The following is a summary of a chapter/article that I am working on for my dissertation. I am hoping that sharing this now will allow me to get some feedback on the general ideas I am working with and the overarching argument. I appreciate any comments.
For the past few years, I have been doing ethnographic research with computer modelers working in the Chesapeake Bay watershed. Primarily, my work has been with modelers who contribute to the Chesapeake Bay Program’s (CBP) effort to reduce nutrient pollution that flows into the Bay. The CBP is a watershed management organization composed of a collaboration between the federal government represented primarily by the EPA, the six states within the watershed (NY, PA, DE, MD, VA, and WV) along with several academic, private, and non-profit partners. CBP modelers along with partners from federal, state, and local agencies as well as from academic institutions in the region have, over the past 30+ years, constructed a large and complex computer model that simulates the watershed and the estuary and provides detailed information about the sources and effects of nutrients on the Bay. The model is sometimes referred to as the Chesapeake Bay Modeling System (CBMS) to indicate the multiple linked models that are part of it. This CBMS is used to help inform decision-making as well as to identify, track, and predict the effects of management practices on the landscape. However, in addition to this, I would like to understand the effect that the process of building and using a computational model like the CBMS has on the institutional relationships that form around environmental management.
I suggest that we can view the CBP modelers as “hackers” as described by Wark and others as those who “produce something new out of the old.” (It is important to note here that the term “hack” typically has a negative connotation in popular culture, indicating the act of breaking into computer systems to steal information. However, within the tech community, this is generally considered a misuse of the term.) In that sense, the modelers hack together the CBMS out of various bits of data and code. However, I argue that, in the process of hacking the model, they also hack the institutional structures that make up the CBP partnership. I have three ethnographic examples that illustrate my point. I won’t go into detail on the examples here. Instead, I provide a brief account of each:
First, the modelers hack the tools and resources of the CBP partnership to build a network of modelers and researchers to help inform and improve the CBMS. They use meetings and workshops to assemble these researchers, to provide information, and modeling methods and code. For example, when trying to resolve issues around the Conowingo Dam, they assembled a workshop to bring together disparate data and theories for modeling dam reservoir infill. This network of modelers and scientists give credibility to the model and the associated management process.

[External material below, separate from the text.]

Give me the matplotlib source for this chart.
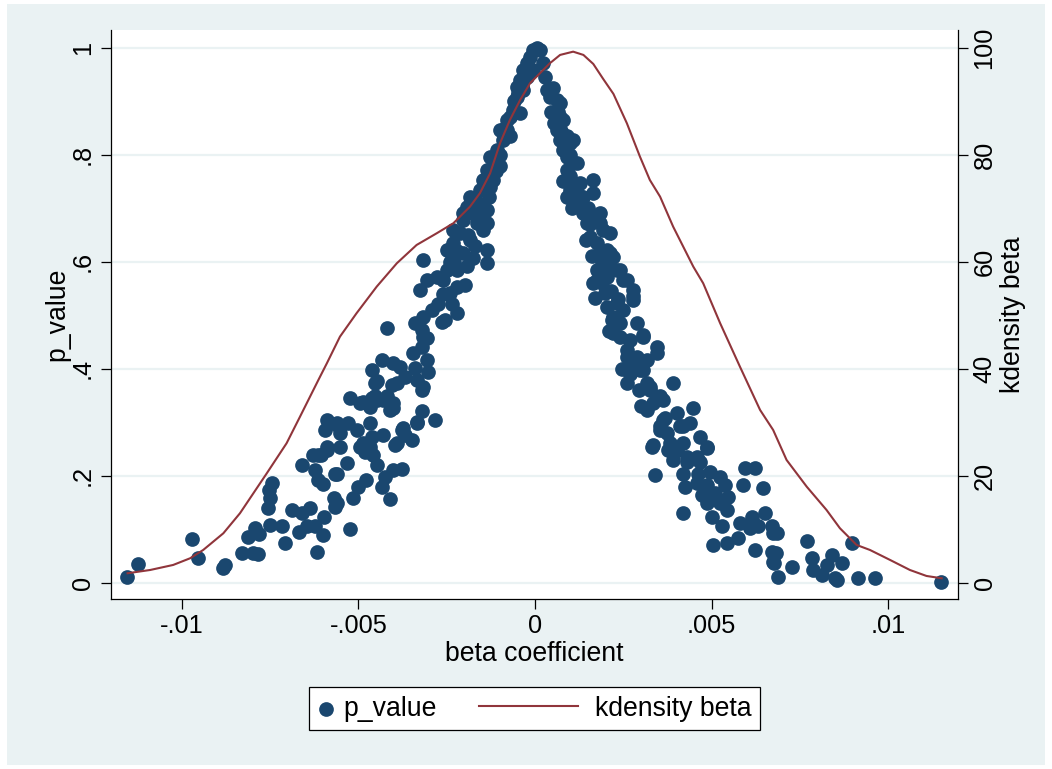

Second, the modelers hack the institutional structures and procedures of the CBP in order to get access to data that wouldn’t be available to them otherwise. For example, in order to get access to USDA farm data that would normally be unavailable to them due to privacy constraints, the modelers forged an agreement that created a data pipeline from the USDA to the USGS to the states and then to the CBP. In the process, the data is transformed into a form that does not breach privacy concerns. In addition to gaining access to data, this process helps to build links between the various institutions involved.
Finally, the modelers hack the different incentive structures of the various institutions involved in the CBP in order to generate data that is needed for the model, but doesn’t yet exist. Regulatory institutions have different incentives (informing management) than research institutions (developing good scientific knowledge). By providing model data, helping to get funding, and collaborating on publications, the modelers are able to encourage people in those institutions to work on research that is needed to improve the model. This not only provides further access to data, but also builds reciprocal relationships between the institutions that help to keep them involved in the process.
Together, these three examples illustrate how modelers at the CBP have become adept at institutional hacking. This process goes far beyond the construction of a complex modeling system. It also shapes the institutional relationships that make up the CBP partnership. Modelers might not actually be “hackers” in the general sense, but understanding how they engage in these forms of “hacking” can help us understand their role in the management process and the role of modeling in management institutions.